The buzz is that moral values were the deciding factor in the late Presidential campaign. I suppose liberals are now scared about what's going to happen to the country.
Don't worry, folks. The Christian version of the Taliban does not exist, and even if it did, what's the worst that's going to happen? President Bush may or may not have the opportunity to appoint anywhere from one to perhaps all nine Supreme Court Justices. (We don't really know, do we?) But he wants to put in a token Hispanic, and if any of the other tokens retire, they'll have to be replaced with another token. Karl Rove and the President will probably be smarter than Bush I on this score, and nominate "pre-emptive" tokens. If an old white dude croaks or retires, they'll nominate a woman or black. Or maybe even a Moslem or homosexual. Clarence Thomas would have breezed through in 1990, if Bush nominated him instead of Souter when William Brennan retired. Two blacks on the Supreme Court! Instead, he didn't nominate Thomas until the next year when Thurgood Marshall retired. Hardly anybody could stomach this cynical tokenism, and the liberals did their darnedest to make sure there was hell to pay.
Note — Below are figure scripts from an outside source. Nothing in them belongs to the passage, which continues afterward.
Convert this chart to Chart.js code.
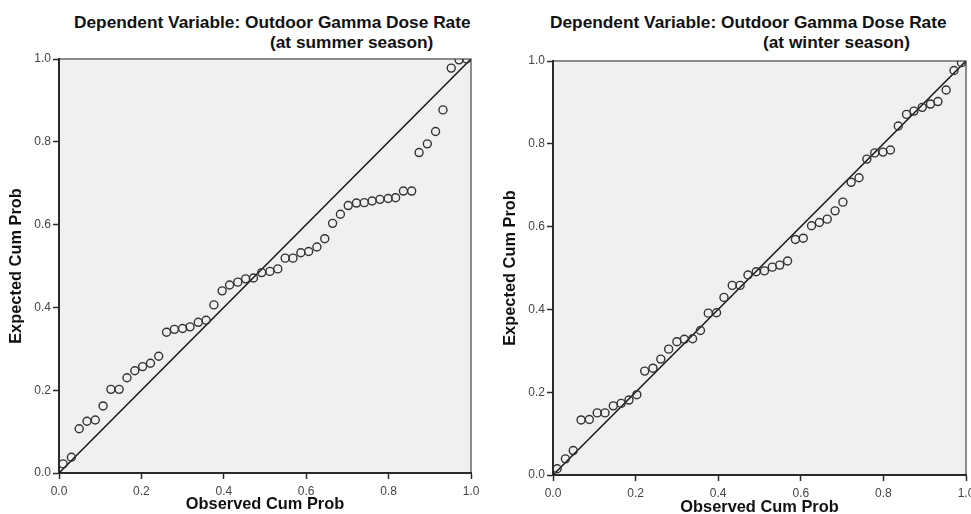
<!DOCTYPE html>
<html>
<head>
<meta charset="utf-8">
<script src="https://cdn.jsdelivr.net/npm/chart.js@4.4.0/dist/chart.umd.min.js"></script>
<style>
  html, body { margin: 0; padding: 0; background: #fff; overflow: hidden; }
  body { width: 971px; height: 514px; position: relative; font-family: 'Liberation Sans', Arial, sans-serif; }
  .box { position: absolute; top: 0; }
  .title { position: absolute; font-weight: bold; font-size: 17.3px; line-height: 17px; white-space: nowrap; color: #111; }
</style>
</head>
<body>
<div class="title" style="left:74px;top:14px">Dependent Variable: Outdoor Gamma Dose Rate</div>
<div class="title" style="left:270px;top:34px">(at summer season)</div>
<div class="title" style="left:550px;top:14px">Dependent Variable: Outdoor Gamma Dose Rate</div>
<div class="title" style="left:763px;top:34px">(at winter season)</div>

<div class="box" style="left:0;width:485px;height:514px"><canvas id="summer"></canvas></div>
<div class="box" style="left:494px;width:492px;height:517px"><canvas id="winter"></canvas></div>

<script>
// observed cumulative probability (same for both seasons)
const observedProb = [0.010, 0.030, 0.049, 0.068, 0.088, 0.107, 0.126, 0.146, 0.165, 0.184,
  0.203, 0.222, 0.242, 0.261, 0.280, 0.300, 0.318, 0.338, 0.357, 0.376,
  0.396, 0.414, 0.434, 0.453, 0.472, 0.492, 0.512, 0.531, 0.549, 0.568,
  0.587, 0.606, 0.626, 0.645, 0.664, 0.683, 0.702, 0.722, 0.741, 0.760,
  0.779, 0.799, 0.817, 0.836, 0.856, 0.874, 0.894, 0.914, 0.932, 0.952,
  0.971, 0.989];

const summerExpected = [0.022, 0.038, 0.107, 0.125, 0.128, 0.162, 0.202, 0.202, 0.230, 0.247,
  0.257, 0.265, 0.282, 0.340, 0.347, 0.349, 0.353, 0.364, 0.369, 0.406,
  0.440, 0.454, 0.461, 0.469, 0.471, 0.484, 0.487, 0.493, 0.519, 0.519,
  0.532, 0.535, 0.546, 0.566, 0.603, 0.625, 0.646, 0.652, 0.653, 0.657,
  0.661, 0.663, 0.665, 0.681, 0.681, 0.774, 0.795, 0.825, 0.877, 0.978,
  0.998, 1.000];

const winterExpected = [0.015, 0.039, 0.059, 0.133, 0.134, 0.150, 0.150, 0.167, 0.173, 0.181,
  0.194, 0.251, 0.258, 0.280, 0.304, 0.322, 0.328, 0.329, 0.349, 0.391,
  0.392, 0.429, 0.458, 0.458, 0.483, 0.491, 0.493, 0.502, 0.507, 0.517,
  0.569, 0.572, 0.602, 0.610, 0.618, 0.638, 0.659, 0.707, 0.718, 0.763,
  0.778, 0.780, 0.785, 0.843, 0.871, 0.879, 0.888, 0.896, 0.902, 0.930,
  0.977, 0.996];

// 45 degree reference line
const diagonalX = [0, 1];
const diagonalY = [0, 1];

const axisTicks = [0, 0.2, 0.4, 0.6, 0.8, 1.0];

const FONT = "'Liberation Sans', Arial, sans-serif";

// grey plot background with a thin frame on top and right
const plotFrame = {
  id: 'plotFrame',
  beforeDraw(chart) {
    const { ctx, chartArea: a } = chart;
    ctx.save();
    ctx.fillStyle = '#f0f0f0';
    ctx.fillRect(a.left, a.top, a.width, a.height);
    ctx.strokeStyle = '#6a6a6a';
    ctx.lineWidth = 1.5;
    ctx.beginPath();
    ctx.moveTo(a.left, a.top);
    ctx.lineTo(a.right, a.top);
    ctx.lineTo(a.right, a.bottom);
    ctx.stroke();
    ctx.restore();
  }
};

function axis(titleText, titlePad, size, horizontal) {
  return {
    type: 'linear',
    min: 0,
    max: 1,
    afterBuildTicks: s => { s.ticks = axisTicks.map(v => ({ value: v })); },
    afterFit: s => { if (horizontal) s.height = size; else s.width = size; },
    border: { display: true, color: '#2a2a2a', width: 2 },
    grid: { drawOnChartArea: false, drawTicks: true, tickLength: 6, tickColor: '#2a2a2a', tickWidth: 1.5 },
    ticks: {
      padding: horizontal ? 5 : 2,
      color: '#444',
      font: { family: FONT, size: 12 },
      maxRotation: 0,
      callback: v => Number(v).toFixed(1)
    },
    title: {
      display: true,
      text: titleText,
      color: '#111',
      font: { family: FONT, size: 16.4, weight: 'bold' },
      padding: titlePad
    }
  };
}

function ppPlot(id, expected, pad, xHeight) {
  new Chart(document.getElementById(id), {
    type: 'scatter',
    data: {
      datasets: [
        {
          data: observedProb.map((x, i) => ({ x, y: expected[i] })),
          pointStyle: 'circle',
          pointRadius: 4,
          backgroundColor: 'rgba(0,0,0,0)',
          borderColor: '#333',
          borderWidth: 1.4
        },
        {
          type: 'line',
          data: diagonalX.map((x, i) => ({ x, y: diagonalY[i] })),
          borderColor: '#151515',
          borderWidth: 1.5,
          pointRadius: 0,
          fill: false
        }
      ]
    },
    options: {
      responsive: true,
      maintainAspectRatio: false,
      animation: false,
      layout: { padding: pad },
      plugins: { legend: { display: false }, tooltip: { enabled: false } },
      scales: {
        x: axis('Observed Cum Prob', { top: 0, bottom: 0 }, xHeight, true),
        y: axis('Expected Cum Prob', { top: 7, bottom: 0 }, 59, false)
      }
    },
    plugins: [plotFrame]
  });
}

ppPlot('summer', summerExpected, { top: 59, right: 14, bottom: 0, left: 0 }, 41);
ppPlot('winter', winterExpected, { top: 61, right: 20, bottom: 0, left: 0 }, 42);
</script>
</body>
</html>
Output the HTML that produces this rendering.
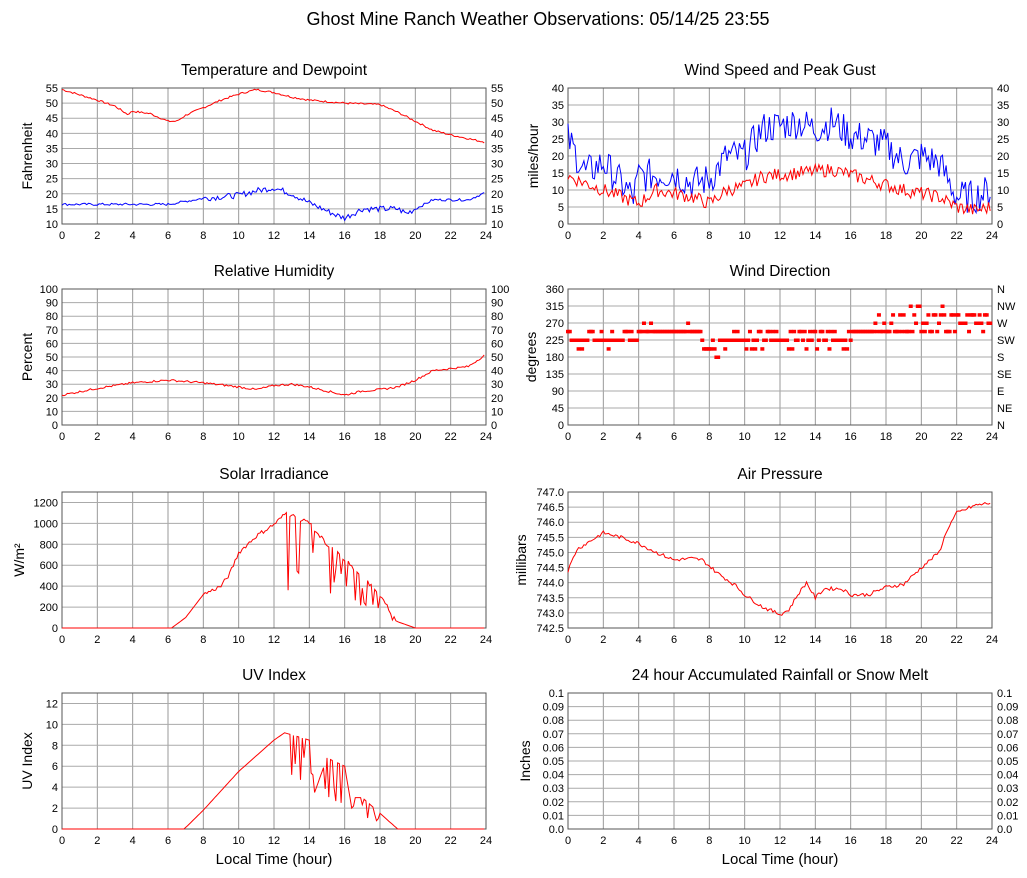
<!DOCTYPE html>
<html><head><meta charset="utf-8">
<style>
body{margin:0;background:#fff;}
svg{display:block;font-family:"Liberation Sans",sans-serif;}
</style></head>
<body>
<svg id="s" width="1027" height="878" xmlns="http://www.w3.org/2000/svg">
<rect width="1027" height="878" fill="#fff"/>
<text x="538" y="25" font-size="18" text-anchor="middle">Ghost Mine Ranch Weather Observations: 05/14/25 23:55</text>
</svg>
<script>
var S=document.getElementById('s'),out='';
var seed=7;function rnd(){seed=(seed*9301+49297)%233280;return seed/233280;}
function interp(k,t){for(var i=0;i<k.length-1;i++){if(t<=k[i+1][0]){var a=k[i],b=k[i+1];return a[1]+(b[1]-a[1])*(t-a[0])/(b[0]-a[0]);}}return k[k.length-1][1];}
function panel(o){
 var x0=o.x,y0=o.y,w=424,h=136,s='';
 var X=function(t){return x0+t/24*w;},Y=function(v){return y0+h-(v-o.min)/(o.max-o.min)*h;};
 for(var t=0;t<=24;t+=2){s+='<line x1="'+X(t)+'" y1="'+y0+'" x2="'+X(t)+'" y2="'+(y0+h)+'" stroke="#999" stroke-width="1"/>';
  s+='<text x="'+X(t)+'" y="'+(y0+h+15)+'" font-size="11" text-anchor="middle">'+t+'</text>';}
 for(var i=0;i<o.ticks.length;i++){var v=o.ticks[i],yy=Y(v);
  s+='<line x1="'+x0+'" y1="'+yy+'" x2="'+(x0+w)+'" y2="'+yy+'" stroke="#aaa" stroke-width="1"/>';
  s+='<text x="'+(x0-4)+'" y="'+(yy+4)+'" font-size="11" text-anchor="end">'+(o.fmt?o.fmt(v):v)+'</text>';
  if(o.right)s+='<text x="'+(x0+w+5)+'" y="'+(yy+4)+'" font-size="11">'+(o.right===true?(o.fmt?o.fmt(v):v):o.right[i])+'</text>';}
 s+='<rect x="'+x0+'" y="'+y0+'" width="'+w+'" height="'+h+'" fill="none" stroke="#555"/>';
 s+='<text x="'+(x0+w/2)+'" y="'+(y0-13)+'" font-size="15.5" text-anchor="middle">'+o.title+'</text>';
 s+='<text transform="translate('+(x0-o.lx)+','+(y0+h/2)+') rotate(-90)" font-size="14" text-anchor="middle">'+o.label+'</text>';
 (o.series||[]).forEach(function(se){var p=[];
  for(var t=0;t<=24;t+=0.1){var v=se.f(t);v=Math.max(o.min,Math.min(o.max,v));p.push(X(t).toFixed(1)+','+Y(v).toFixed(1));}
  s+='<polyline points="'+p.join(' ')+'" fill="none" stroke="'+se.c+'" stroke-width="1"/>';});
 if(o.dots)o.dots.forEach(function(d){s+='<rect x="'+(X(d[0])-2)+'" y="'+(Y(d[1])-1.5)+'" width="4" height="3.5" fill="red"/>';});
 out+=s;
}
function rng(a,b,c){var r=[];for(var v=a;v<=b+1e-9;v+=c)r.push(+v.toFixed(3));return r;}
var temp=[[0,54.5],[2,51],[3,49],[3.7,46.3],[4,47.3],[5,46.5],[6,44],[6.5,44],[7,46],[8,48.5],[9,51],[10,53],[11,54.5],[12,53.5],[13,52],[14,51],[16,50],[18,49.5],[19,47],[20,44],[21,41],[22,39.5],[24,37]];
var dew=[[0,16.5],[6,16.5],[8,18.5],[10,19.5],[11,21],[12,22],[13,20],[14,17],[15.5,13],[16,12],[17,15],[19,15],[19.5,13.5],[20,15],[21,18],[23,18],[24,20.5]];
panel({x:62,y:88,min:10,max:55,ticks:rng(10,55,5),right:true,title:'Temperature and Dewpoint',label:'Fahrenheit',lx:30,
 series:[{c:'red',f:function(t){return interp(temp,t)+(rnd()-.5)*0.6}},{c:'blue',f:function(t){return interp(dew,t)+(rnd()-.5)*(t>8&&t<20?2:0.8)}}]});
var gust=[[0,25],[1,15],[2,18],[3,12],[3.7,8],[4,14],[6,15],[7,12],[8,13],[9,20],[10,20],[11,28],[13,30],[14,28],[15,30],[16,26],[17,25],[18,23],[19,18],[20,20],[21,18],[22,8],[23,8],[24,10]];
var spd=[[0,14],[2,10],[4,6],[5,10],[7,8],[8,6],[9,10],[10,11],[11,14],[13,15],[15,16],[17,13],[19,10],[21,8],[22,5],[23,4],[24,5]];
panel({x:568,y:88,min:0,max:40,ticks:rng(0,40,5),right:true,title:'Wind Speed and Peak Gust',label:'miles/hour',lx:30,
 series:[{c:'blue',f:function(t){return interp(gust,t)+(rnd()-.5)*10}},{c:'red',f:function(t){return interp(spd,t)+(rnd()-.5)*4}}]});
var rh=[[0,22],[2,27],[4,31],[6,33],[8,31],[10,28],[11,26],[12,29],[13,30],[14,28],[15,25],[16,22],[17,25],[18,26],[19,28],[20,33],[21,40],[23,43],[24,52]];
panel({x:62,y:289,min:0,max:100,ticks:rng(0,100,10),right:true,title:'Relative Humidity',label:'Percent',lx:30,
 series:[{c:'red',f:function(t){return interp(rh,t)+(rnd()-.5)*1.5}}]});
var dots=[];
for(var t=0;t<=24;t+=0.1){var c;var r=rnd();
 if(t<4)c=r<.5?225:(r<.9?248:(r<.95?202:225));
 else if(t<7.5)c=r<.95?248:270;
 else if(t<9)c=r<.4?202:(r<.8?225:180);
 else if(t<16)c=r<.5?225:(r<.8?248:202);
 else if(t<19)c=r<.7?248:(r<.9?270:292);
 else c=r<.35?270:(r<.65?248:(r<.9?292:315));
 dots.push([t,c]);}
panel({x:568,y:289,min:0,max:360,ticks:rng(0,360,45),right:['N','NE','E','SE','S','SW','W','NW','N'],title:'Wind Direction',label:'degrees',lx:32,dots:dots});
var sol=[[0,0],[6.2,0],[7,100],[8,320],[9,400],[9.5,520],[10,720],[11,880],[12,990],[12.7,1100],[14,1000],[15,800],[16,650],[17,500],[18,300],[19,60],[20,0],[24,0]];
panel({x:62,y:492,min:0,max:1300,ticks:rng(0,1200,200),title:'Solar Irradiance',label:'W/m²',lx:38,
 series:[{c:'red',f:function(t){var v=interp(sol,t);if(t>12.7&&t<18.8&&rnd()<.25)v*=0.3+rnd()*0.5;return v+(t>8&&t<19?(rnd()-.5)*40:0)}}]});
var pr=[[0,744.4],[0.5,745.1],[2,745.65],[3,745.5],[4,745.3],[5,745],[6,744.75],[7,744.8],[7.6,744.75],[8.5,744.3],[9.5,743.9],[10,743.6],[11,743.2],[12,742.95],[12.5,743.1],[13,743.6],[13.5,744],[14,743.5],[14.5,743.8],[15.5,743.8],[16,743.6],[17,743.6],[18,743.85],[19,743.95],[20,744.5],[21,745],[21.5,745.8],[22,746.3],[23,746.55],[24,746.65]];
panel({x:568,y:492,min:742.5,max:747,ticks:rng(742.5,747,0.5),fmt:function(v){return v.toFixed(1)},title:'Air Pressure',label:'millibars',lx:42,
 series:[{c:'red',f:function(t){return interp(pr,t)+(rnd()-.5)*0.12}}]});
var uv=[[0,0],[6.9,0],[7.1,0.3],[8,1.8],[10,5.5],[12,8.5],[12.6,9.2],[13,9],[14,8.5],[14.3,3.5],[15,6.8],[16,6],[16.3,3],[17,3],[18,1.5],[19,0],[24,0]];
panel({x:62,y:693,min:0,max:13,ticks:rng(0,12,2),title:'UV Index',label:'UV Index',lx:30,
 series:[{c:'red',f:function(t){var v=interp(uv,t);if(t>12.5&&t<18&&rnd()<.2)v*=0.4+rnd()*0.4;return v}}]});
panel({x:568,y:693,min:0,max:0.1,ticks:rng(0,0.1,0.01),fmt:function(v){return v==0?'0.0':(v==0.1?'0.1':v.toFixed(2))},right:true,title:'24 hour Accumulated Rainfall or Snow Melt',label:'Inches',lx:38});
out+='<text x="274" y="864" font-size="15" text-anchor="middle">Local Time (hour)</text><text x="780" y="864" font-size="15" text-anchor="middle">Local Time (hour)</text>';
S.insertAdjacentHTML('beforeend',out);
</script>
</body></html>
Everyone knows that the Democrats are going to filibuster any Supreme Court nominee with a conservative paper trail. Bush II may make some effort to nominate conservative justices, just for show, but those are fights he will engage in just to appease the Religious Right. Bush, whose public confession of faith sounds like that of a broad-based Billy Grahamstyle evangelical (like that of Jimmy Carter) rather than of a narrow fundamentalist, doesn't govern to advance the agenda of religious conservatives, he just plays political games that will win their votes.
Besides, even though the Religious Right came out in droves for Bush, it isn't Jesus that draws inspiration for the typical Republican voter. The "fundamentalism" of Pentacostals and Baptists is not the doctrine of the Minnesota Lutheran or Nebraska Methodist. Let alone of the Ohio Catholic. There are many varieties of the Christian faith. If the Presbyterian in Des Moines voted for Bush, don't assume that it was because he thinks the End Time is imminent, or because abortion and gay marriage top the list of his concerns.
The conservatism of the Midwestern and Mountain states isn't the same as the supposedly dangerous theology of Southern fundamentalists. It isn't called "middle America" or the "heartland" for nothing. They are not creepy Yankee northeasterners, alienated Southerners, or (aptly named) Left Coasters. That the heartland goes for Bush says to me three things:
- The USA has been very, very good to them, and they are proud to be Americans;
- They believe what their government school textbooks tell them about how America saved the world time and time again over the course of the 20th century despite huge costs in life and treasure, and that the War on Terror is a similar battle;
- In a time of war, you support the President.
Americans went overwhelmingly for Richard Nixon in 1972, Lyndon Johnson in 1964, and Franklin Roosevelt in 1944, the only times in the history of the Union (1864 doesn't count), that a sitting President with a war on his hands stood for re-election. The captain is the captain; it's a risky thing to change commanders in the heat of battle.
There's more to it, of course. For whatever hypocrisies and shenanigans of the last four years, the Republican Party still comes across as the party of lower taxes, freer markets, and greater self-reliance and personal responsibility. Even if it's a "lesser of two evils" question, the self-reliant are bound, out of their self-interest and values, to favor the Republicans over the Democrats.
The Republican Party is the party of Arnold Schwarzeneggar, Dennis Miller, Rudolf Giuliani, and John McCain, every bit as much as it is the party of Jerry Falwell and Pat Robertson. Bush is supported more by those who believe that the world should be made safe for democracy and capitalism, than by those who view abortion or gay marriage as their single issue in voting. Maybe the Religious Right gave Bush the majority vote he needed for the political capital he coveted. But I doubt they provided the margin of victory in any battleground state.
The question was to support the President in wartime, or to punish him for his faults. Loyalty, not to Jesus, but to the Flag, determined the outcome.